これからインターネットを用いて不特定多数に発信するスキルは、決してメディアや広報関係の仕事についている人だけに必要とされるものではない。むしろ公私に亘って、僕たちの社会生活の基本的なスキルになるはずだ。しかしその反面、世の中に何か自分の考えを述べたいが技術が追いつかなくて、コメント欄やソーシャルブックマークでタイムラインの潮目を読んで同調圧力に加担してしまうというケースは意外に多いはずだ。またこういう卑しい「発信」をしてしまう人が目立ってしまういまのインターネットにウンザリして、自分が発信することに二の足を踏んでいる人も多いはずだ。だがもはや僕たちは「書く」ことから逃れることはできない。


そう「書く」こと、「発信する」ことはもはや僕たちの日常の生活の一部だ。この四半世紀で、「読む」ことと「書く」ことのパワーバランスは大きく変化した。前世紀まで「読む」ことと「書く」ことでは前者が基礎で後者が応用だった。「読む」ことが当たり前の日常の行為で「書く」というのは非日常の特別な行為だった。しかし現代では多くの人にとっては既にインターネットに文章を「書く」ことのほうが当たり前の日常になっている。これまで僕たちは「読む」このと延長線上に「書く」ことを身につけてきた。しかし、これから社会に出る若い人々の多くはそうはならない。彼ら/彼女らの多くはおそらく「書く」ことに「読む」ことより慣れている。現代の情報環境下に生きる人々は、読むことから書くことを覚えるのではなく、書くことから読むことを覚えるほうが自然なのだ。これは現代の人類が十分に「読む」訓練をしないままに、「書く」環境を手に入れてしまっていることを意味する。だが、かつてのように読むこと「から」書くというルートをたどることは、もはや難しい。それは僕たちの生きているこの世界の「流れ」に逆らうことなのだ。

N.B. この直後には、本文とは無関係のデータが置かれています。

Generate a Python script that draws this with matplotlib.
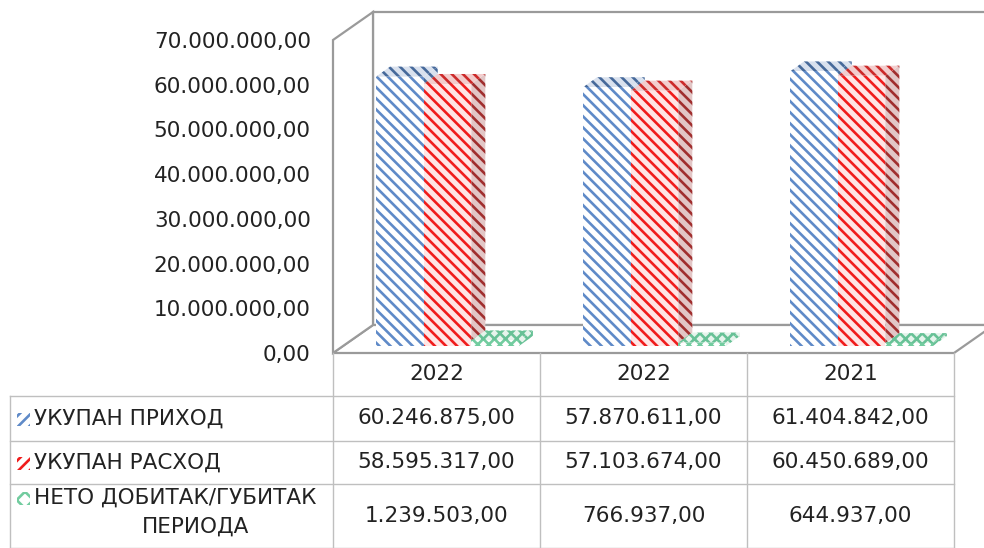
import matplotlib
matplotlib.use("Agg")
import matplotlib.pyplot as plt
import numpy as np
from matplotlib.patches import Polygon, Rectangle
from matplotlib.lines import Line2D
from matplotlib.transforms import IdentityTransform

# data
years = ["2022", "2022", "2021"]
series = ["УКУПАН ПРИХОД", "УКУПАН РАСХОД", "НЕТО ДОБИТАК/ГУБИТАК", "ПЕРИОДА"]
prihod = [60246875.00, 57870611.00, 61404842.00]
rashod = [58595317.00, 57103674.00, 60450689.00]
neto = [1239503.00, 766937.00, 644937.00]
yticks = [0, 10e6, 20e6, 30e6, 40e6, 50e6, 60e6, 70e6]


def fmt(v):
    # 60.246.875,00 style
    return f"{v:,.2f}".replace(",", " ").replace(".", ",").replace(" ", ".")


W, H = 984, 548
plt.rcParams["font.family"] = ["DejaVu Sans"]
plt.rcParams["hatch.linewidth"] = 1.9
TXT = "#222222"
FS = 15.5

fig = plt.figure(figsize=(W / 100, H / 100), dpi=100)
ax = fig.add_axes([333 / W, (H - 353) / H, (954 - 333) / W, (353 - 40) / H])
ax.set_xlim(0, 3)
ax.set_ylim(0, 70e6)
for s in ax.spines.values():
    s.set_visible(False)
ax.set_xticks([])
ax.set_yticks(yticks)
ax.set_yticklabels([fmt(v) for v in yticks])
ax.tick_params(axis="y", length=0, pad=16, labelsize=FS, labelcolor=TXT)
ax.patch.set_alpha(0)

ident = IdentityTransform()


def px(x, y):
    return ax.transData.transform((x, y))


def poly(pts, fc, hc="none", hatch=None, lw=0, ec=None, z=1):
    p = Polygon(np.array(pts), closed=True, facecolor=fc,
                edgecolor=ec if ec else hc, hatch=hatch, linewidth=lw,
                transform=ident, clip_on=False, zorder=z)
    ax.add_patch(p)
    return p


# 3D frame: back wall, floor, left wall
D = np.array([40, 28])
p00, p30, p07, p37 = px(0, 0), px(3, 0), px(0, 70e6), px(3, 70e6)
frame = "#9a9a9a"
poly([p00 + D, p30 + D, p37 + D, p07 + D], "white", ec=frame, lw=1.6, z=1)
poly([p00, p30, p30 + D, p00 + D], "white", ec=frame, lw=1.6, z=1)
poly([p00, p07, p07 + D, p00 + D], "white", ec=frame, lw=1.6, z=1)

# bars
F = np.array([11, 7])     # offset of bar front face into the floor
B = np.array([14, 10])    # bar depth
bw = 0.23
styles = [
    # front fc, front hatch color, top fc, top hatch, side fc, side hatch, hatch, key hatch
    ("#ffffff", "#5f8ac8", "#d9e1ee", "#46699a", "#d9e1ee", "#46699a", "\\\\\\", "///"),
    ("#ffe6e6", "#f01c1c", "#f3cdcd", "#cc2a2a", "#e2c6c6", "#a02e2e", "\\\\\\", "///"),
    ("#ffffff", "#72cc9f", "#e6f4ec", "#67c196", "#e6f4ec", "#67c196", "xxx", "xx"),
]
values = [prihod, rashod, neto]
for i in range(len(years)):
    c = i + 0.5
    for j, vals in enumerate(values):
        x0 = c + (j - 1.5) * bw
        x1 = x0 + bw
        v = vals[i]
        ffc, fhc, tfc, thc, sfc, shc, hat, _ = styles[j]
        a, b = px(x0, 0) + F, px(x1, 0) + F
        cc, d = px(x1, v) + F, px(x0, v) + F
        # side
        poly([b, b + B, cc + B, cc], sfc, shc, hat, z=3 + j)
        # top
        poly([d, cc, cc + B, d + B], tfc, thc, hat, z=3 + j)
        # front
        poly([a, b, cc, d], ffc, fhc, hat, z=3 + j)

# data table
cols = [px(k, 0)[0] for k in range(4)]
rows = [353, 396, 441, 484, 548]
left = 10
grid = "#bfbfbf"


def hline(x0, x1, y):
    fig.add_artist(Line2D([x0, x1], [H - y, H - y], color=grid, lw=1,
                          transform=ident))


def vline(x, y0, y1):
    fig.add_artist(Line2D([x, x], [H - y0, H - y1], color=grid, lw=1,
                          transform=ident))


for y in rows[1:]:
    hline(left, cols[-1], y)
vline(left, rows[1], rows[-1])
for x in cols:
    vline(x, rows[0], rows[-1])

ycent = [(rows[k] + rows[k + 1]) / 2 for k in range(4)]
for k, yr in enumerate(years):
    xc = (cols[k] + cols[k + 1]) / 2
    fig.text(xc / W, 1 - ycent[0] / H, yr, ha="center", va="center",
             fontsize=FS, color=TXT)
    for r, vals in enumerate(values):
        fig.text(xc / W, 1 - ycent[r + 1] / H, fmt(vals[k]), ha="center",
                 va="center", fontsize=FS, color=TXT)

# row labels with legend keys
label_y = [ycent[1], ycent[2], 498]
for r in range(3):
    ffc, fhc, *_, khat = styles[r]
    fig.add_artist(Rectangle((17, H - label_y[r] - 7), 13, 13, facecolor="white",
                             edgecolor=fhc, hatch=khat, lw=0, transform=ident))
    fig.text(34 / W, 1 - label_y[r] / H, series[r], ha="left", va="center",
             fontsize=FS, color=TXT)
fig.text(196 / W, 1 - 527 / H, series[3], ha="center", va="center",
         fontsize=FS, color=TXT)

fig.savefig("out.png", dpi=100)
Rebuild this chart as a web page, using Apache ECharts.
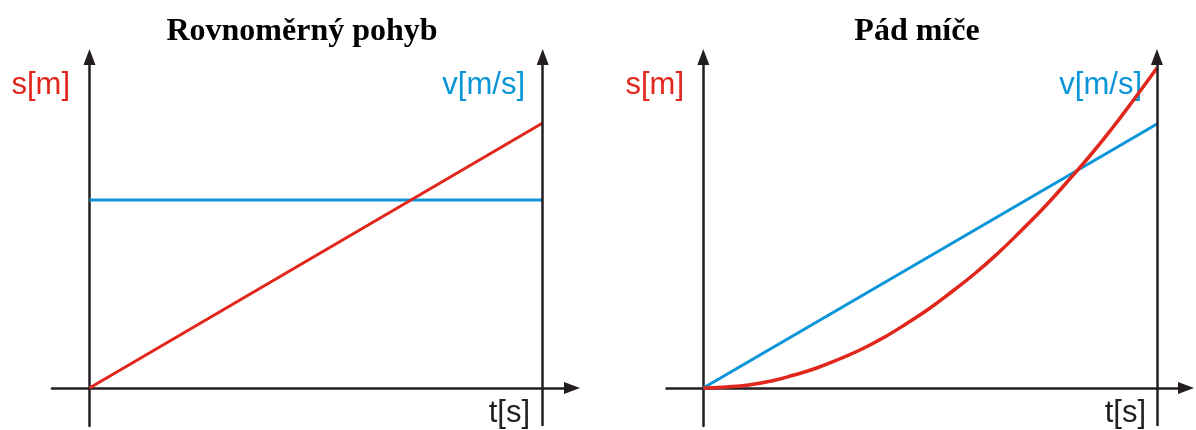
<!DOCTYPE html>
<html>
<head>
<meta charset="utf-8">
<script src="https://cdn.jsdelivr.net/npm/echarts@6/dist/echarts.min.js"></script>
<style>
html, body { margin: 0; background: #fff; }
#chart { width: 1196px; height: 430px; }
</style>
</head>
<body>
<div id="chart"></div>
<script>
// levý graf - rovnoměrný pohyb
const tUniform = [0, 10]
const sUniform = [0, 26.5]
const vUniform = [18.8, 18.8]

// pravý graf - pád míče
const tFall = [0, 0.5, 1, 1.5, 2, 2.5, 3, 3.5, 4, 4.5, 5, 5.5, 6, 6.5, 7, 7.5, 8, 8.5, 9, 9.5, 10]
const sFall = [0, 0.1, 0.3, 0.7, 1.3, 2.0, 2.9, 3.9, 5.1, 6.5, 8.0, 9.7, 11.5, 13.5, 15.7, 18.0, 20.5, 23.1, 25.9, 28.9, 32.0]
const tFallV = [0, 10]
const vFall = [0, 26.4]

const titles = ['Rovnoměrný pohyb', 'Pád míče']
const axisNames = ['s[m]', 'v[m/s]', 't[s]']

const dark = '#231f20'
const red = '#e1261c'
const blue = '#0a95d9'

const pairs = (xs, ys) => xs.map((x, i) => [x, ys[i]])

function axisLineCfg () {
  return {
    onZero: true,
    symbol: ['none', 'triangle'],
    symbolSize: [12, 16],
    lineStyle: { color: dark, width: 2.5 }
  }
}

function xAxisCfg (idx, min, max) {
  return {
    type: 'value',
    gridIndex: idx,
    min: min,
    max: max,
    axisLine: axisLineCfg(),
    axisTick: { show: false },
    axisLabel: { show: false },
    splitLine: { show: false }
  }
}

function yAxisCfg (idx) {
  return {
    type: 'value',
    gridIndex: idx,
    min: -3.8,
    max: 33.1,
    axisLine: axisLineCfg(),
    axisTick: { show: false },
    axisLabel: { show: false },
    splitLine: { show: false }
  }
}

// pravá svislá osa (v) jako markLine v čase t = 10
const rightAxis = {
  silent: true,
  symbol: ['none', 'triangle'],
  symbolSize: [12, 16],
  label: { show: false },
  lineStyle: { color: dark, width: 2.5, type: 'solid' },
  data: [{ xAxis: 10 }]
}

function label (text, x, y, color) {
  return {
    type: 'text',
    x: x,
    y: y,
    style: {
      text: text,
      fill: color,
      font: '31px "Liberation Sans"',
      textAlign: 'right',
      textVerticalAlign: 'middle'
    }
  }
}

const titleStyle = { fontFamily: 'Liberation Serif', fontWeight: 'bold', fontSize: 32, color: '#000' }

const chart = echarts.init(document.getElementById('chart'))
const option = {
  animation: false,
  title: [
    { text: titles[0], left: 297, top: 11, textAlign: 'center', textStyle: titleStyle },
    { text: titles[1], left: 912, top: 11, textAlign: 'center', textStyle: titleStyle }
  ],
  grid: [
    { left: 52, right: 624, top: 57, bottom: 4 },
    { left: 666.5, right: 10, top: 57, bottom: 4 }
  ],
  xAxis: [
    xAxisCfg(0, -0.827, 10.647),
    xAxisCfg(1, -0.811, 10.64)
  ],
  yAxis: [
    yAxisCfg(0),
    yAxisCfg(1)
  ],
  series: [
    {
      name: 'v1',
      type: 'line',
      xAxisIndex: 0,
      yAxisIndex: 0,
      data: pairs(tUniform, vUniform),
      symbol: 'none',
      lineStyle: { color: blue, width: 3 }
    },
    {
      name: 's1',
      type: 'line',
      xAxisIndex: 0,
      yAxisIndex: 0,
      data: pairs(tUniform, sUniform),
      symbol: 'none',
      lineStyle: { color: red, width: 3 },
      markLine: rightAxis
    },
    {
      name: 'v2',
      type: 'line',
      xAxisIndex: 1,
      yAxisIndex: 1,
      data: pairs(tFallV, vFall),
      symbol: 'none',
      lineStyle: { color: blue, width: 3 }
    },
    {
      name: 's2',
      type: 'line',
      xAxisIndex: 1,
      yAxisIndex: 1,
      data: pairs(tFall, sFall),
      smooth: true,
      symbol: 'none',
      lineStyle: { color: red, width: 3.5 },
      markLine: rightAxis
    }
  ],
  graphic: [
    label(axisNames[0], 70, 85, red),
    label(axisNames[1], 525, 85, blue),
    label(axisNames[2], 530, 413, dark),
    label(axisNames[0], 684, 85, red),
    label(axisNames[1], 1142, 85, blue),
    label(axisNames[2], 1146, 413, dark)
  ]
}
chart.setOption(option)
</script>
</body>
</html>
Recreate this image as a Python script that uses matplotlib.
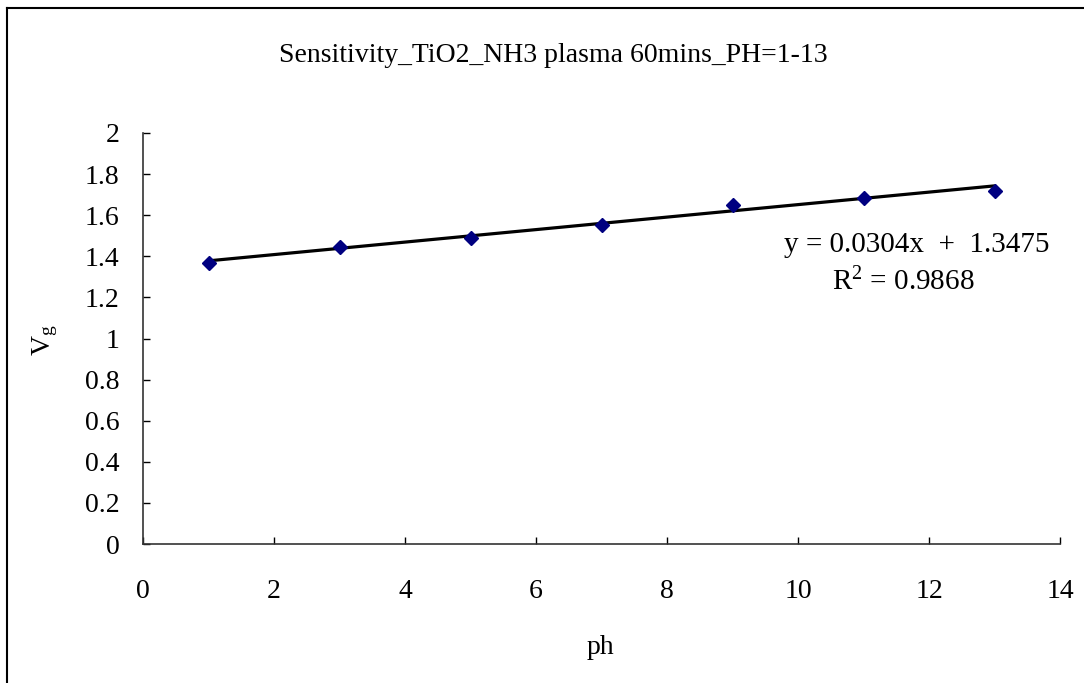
import numpy as np
import matplotlib
matplotlib.use("Agg")
import matplotlib.pyplot as plt
from matplotlib.lines import Line2D

# data
ph = [1, 3, 5, 7, 9, 11, 13]
vg = [1.367, 1.445, 1.489, 1.552, 1.650, 1.684, 1.718]
slope, intercept = 0.0304, 1.3475
r2 = 0.9868

x_ticks = list(range(0, 15, 2))
y_ticks = [0, 0.2, 0.4, 0.6, 0.8, 1, 1.2, 1.4, 1.6, 1.8, 2]
y_tick_labels = ["0", "0.2", "0.4", "0.6", "0.8", "1", "1.2", "1.4", "1.6", "1.8", "2"]

plt.rcParams["font.family"] = ["Liberation Serif", "DejaVu Serif"]
plt.rcParams["mathtext.fontset"] = "custom"
plt.rcParams["mathtext.rm"] = "Liberation Serif"
plt.rcParams["mathtext.it"] = "Liberation Serif:italic"

fs = 20

fig = plt.figure(figsize=(10.84, 6.83), dpi=100)
ax = fig.add_axes([143 / 1084, 1 - 544 / 683, (1060 - 143) / 1084, (544 - 133) / 683])

# frame round the chart area (only left and top edges are visible)
fig.add_artist(Line2D([7 / 1084, 7 / 1084], [0, 1 - 8 / 683], color="black", lw=1.5))
fig.add_artist(Line2D([7 / 1084, 1], [1 - 8 / 683, 1 - 8 / 683], color="black", lw=1.5))

fit_x = np.array([ph[0], ph[-1]])
ax.plot(fit_x, slope * fit_x + intercept, color="black", lw=2.3, zorder=2)
ax.plot(ph, vg, linestyle="none", marker="D", ms=7, color="#000080", zorder=3)

ax.set_xlim(0, 14)
ax.set_ylim(0, 2)
ax.set_xticks(x_ticks)
ax.set_yticks(y_ticks)
ax.set_yticklabels(y_tick_labels)
ax.tick_params(direction="in", length=5, width=1, colors="black", labelsize=fs)
ax.tick_params(axis="x", pad=25)
ax.tick_params(axis="y", pad=17)

for side in ["top", "right"]:
    ax.spines[side].set_visible(False)
for side in ["left", "bottom"]:
    ax.spines[side].set_color("#333333")
    ax.spines[side].set_linewidth(1.2)

fig.text(553 / 1084, 1 - 55 / 683, "Sensitivity_TiO2_NH3 plasma 60mins_PH=1-13",
         ha="center", va="center", fontsize=fs)
fig.text(600 / 1084, 1 - 648 / 683, "ph", ha="center", va="center", fontsize=fs)
fig.text(45 / 1084, 1 - 340 / 683, r"V$_\mathrm{g}$", ha="center", va="center",
         rotation=90, fontsize=fs)

ax.text(917 / 1084, 1 - 245 / 683, f"y = {slope}x  +  {intercept}", transform=fig.transFigure,
        ha="center", va="center", fontsize=fs + 1)
ax.text(903 / 1084, 1 - 282 / 683, r"R$^\mathrm{2}$ = " + f"{r2}", transform=fig.transFigure,
        ha="center", va="center", fontsize=fs + 1)

fig.savefig("out.png", dpi=100, facecolor="white")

ではどうするのか。現代に置いて多くの人は日常的に、脊髄反射的に、たいした思慮も検証もなく「書いて」しまう。ならば「読む」ことと同時に「書く」ことを始めるしかない。いや、より正確には訓練の起点は「書く」ことになるはずだ。まずはプラットフォームの促す脊髄反射的な発信ではない良質な発信を動機づけ、その過程で「書く」ためには「読む」ことが必要であることを認識させる。そして「読む」訓練を経た上でもう一度「書く」ことへの挑戦を求める。「読む」ことではなく「書く」ことを起点にした往復運動を設計する必要があるのだ。(p.198-200)

 ここには、授業のなかにどのようにインターネットを使って発信するか、インターネットとどういう付き合い方をするか、ということが書かれていると思いました。宇野さんは、「情報社会から程よく距離をとる」、情報社会への「気持ちのいい進入角度とほどよい距離感」という表現をしていますが、まさしくそうした体験を、できるだけ学校でさせなければ本当はいけないのだろうな、と思っています。
 授業だけでなく行事なども含めて多面的に子どもたちを見ている先生方がいる学校だからこそできる関わりがあるのではないかと思っています。そうしたことについて考える良い機会になりました。